P&O bookings in the Med fall foul of Iraq war jitters
P&O Princess Cruises signalled yesterday that the march towards war in Iraq was putting US tourists off booking its Mediterranean cruises as it reported a strong rise in underlying profits for its last year as an independent company.
The group, which ended a 15-month takeover tussle last month when it agreed to be bought by the industry leader Carnival Corporation, said the number of Americans willing to fly to Europe for a cruise in April and May was down by as much as a third.
Peter Ratcliffe, the chief executive, said he "would consider" moving one of the group's two Mediterranean ships to less politically sensitive waters. During the Gulf War, the group relocated both its European-bound ships after bookings dived. But Mr Ratcliffe added that first-quarter sailings are almost fully booked and forward bookings for the third quarter are holding up.
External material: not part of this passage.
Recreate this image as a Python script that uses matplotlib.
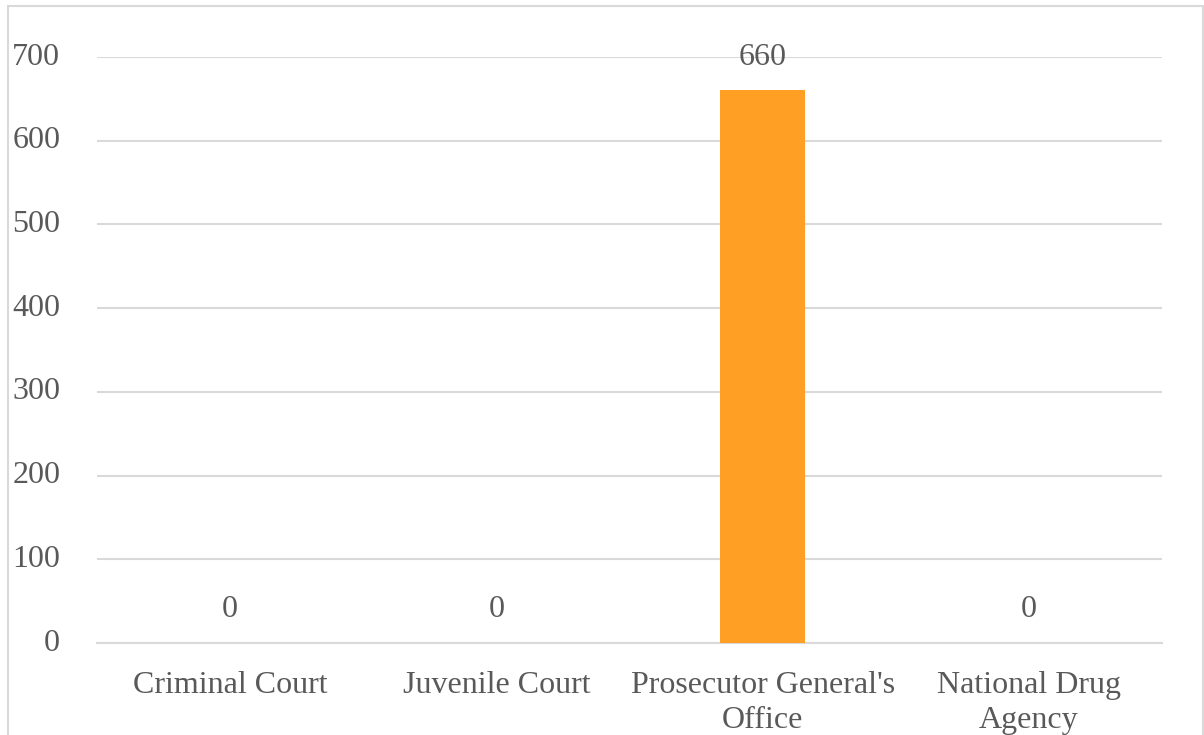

P&O Princess also said that yields in its UK and German businesses could come under pressure because a rapid increase in the number of berths and ships had outpaced the number of holidaymakers booking cruises.
But analysts dismissed any impact on earnings from a slowdown in bookings as largely immaterial, given that the group becomes part of Carnival from April.
Jamie Rollo, at Morgan Stanley, said: "This is completely academic because shareholders are giving up Princess earnings and taking Carnival earnings instead. As long as Carnival does well, Princess shares will do well. Because the US domestic business is holding up well and prices are strong I'm not worried."
P&O Princess, which abandoned a pre-agreed merger with Royal Caribbean to take up Carnival's offer, said earnings per share before exceptional items and tax were up 14 per cent to 47.1 cents against 41.3 cents last year. This was ahead of expectations, reflecting the group's swift action on cutting costs and the underlying appeal of cruising despite the downturn in the travel market after the US terror attacks.
After exceptional items related to the bid battle – including adviser's fees of $54.5m (£33m) and a $62.5m break fee paid to Royal Caribbean – earnings per share fell to 30.2 cents. The exceptional items also dragged down pre-tax profits from $301.5m last year to $225.9m, on turnover up slightly at $2.53bn from $2.45bn.